L'AFC ayant procédé à une taxation intermédiaire pour changement de profession du contribuable dans le courant de l'année 1994, la commission a fait application de l'AIFD en se référant à la directive précitée. La recourante a objecté que si l'AIFD était bien applicable à la détermination du revenu du contribuable, c'est la LIFD qui devait régir le traitement du produit de la vente des actions réalisée le 18 octobre 1993 puisque ce dernier élément n'était pas visé par la taxation intermédiaire.

 

b. Selon le principe de la non-rétroactivité des lois, le nouveau droit ne s'applique pas aux faits antérieurs à sa mise en vigueur (ATA V. du 25 juin 2002; ATA H. du 23 avril 2002; B. KNAPP, Précis de droit administratif, 4ème édition, Bâle, 1991, p. 116).

 

Le calcul des éléments imposables doit ainsi être effectué conformément au droit en vigueur au moment où les faits générateurs de l'impôt se sont produits (ATF n.p. du 31 janvier 2000, 2P/411/1998 et 2A/568/1998, consid. 10a).

 

c. En règle générale, les instructions, les circulaires et les directives administratives - ou, en d'autres termes, les ordonnances administratives - n'ont, selon la jurisprudence et la doctrine, pas force de loi et ne constituent pas du droit fédéral au sens de l'article 49 let. a de la loi fédérale sur la procédure administrative du 20 décembre 1968 (PA-RS 172.021) (ATF 121 II 478 consid. 2b, ATA B. du 3 décembre 2002 consid. 5 et les références citées)

 

Si les directives, circulaires ou instructions émises par l'administration ne peuvent contenir de règles de droit, elles peuvent cependant apporter des précisions quant à certaines notions contenues dans la loi ou quant à la mise en pratique de celle-ci.

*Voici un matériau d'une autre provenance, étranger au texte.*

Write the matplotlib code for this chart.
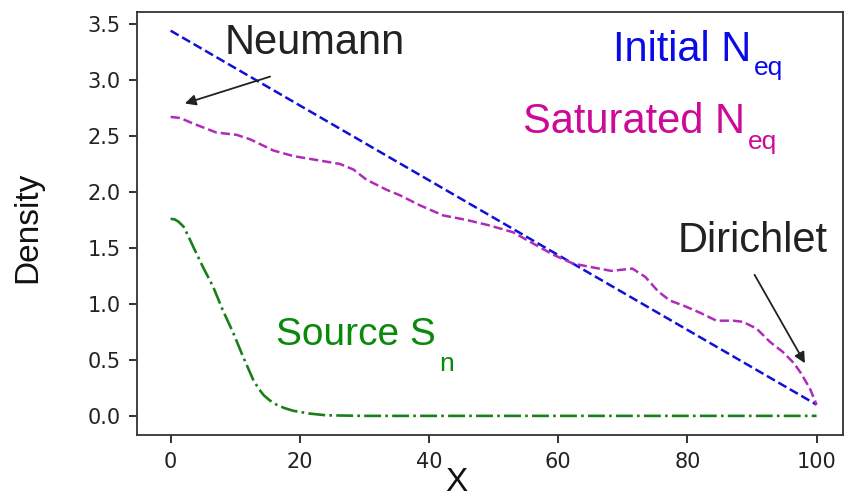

Sans être lié par elles, le juge peut néanmoins les prendre en considération en vue d'assurer une application uniforme de la loi envers chaque administré. Il ne doit cependant en tenir compte que si elles respectent le sens et le but de la norme applicable (ATF 121 II 478 consid. 2b).

d. En l'occurrence, la directive précitée a été critiquée par la doctrine qui estimait qu'en dehors du cas spécifique de la taxation intermédiaire, elle conférait à la loi un effet rétroactif inadmissible, contraire à la constitution (Walter Ryser, Bernard Rolli, Précis de droit fiscal suisse, 3e édition, Berne 1994, p.173).

 

Il résulte des principes rappelés ci-dessus que la règle, en l'absence de dispositions transitoires ad hoc, est le principe de non-rétroactivité de la loi.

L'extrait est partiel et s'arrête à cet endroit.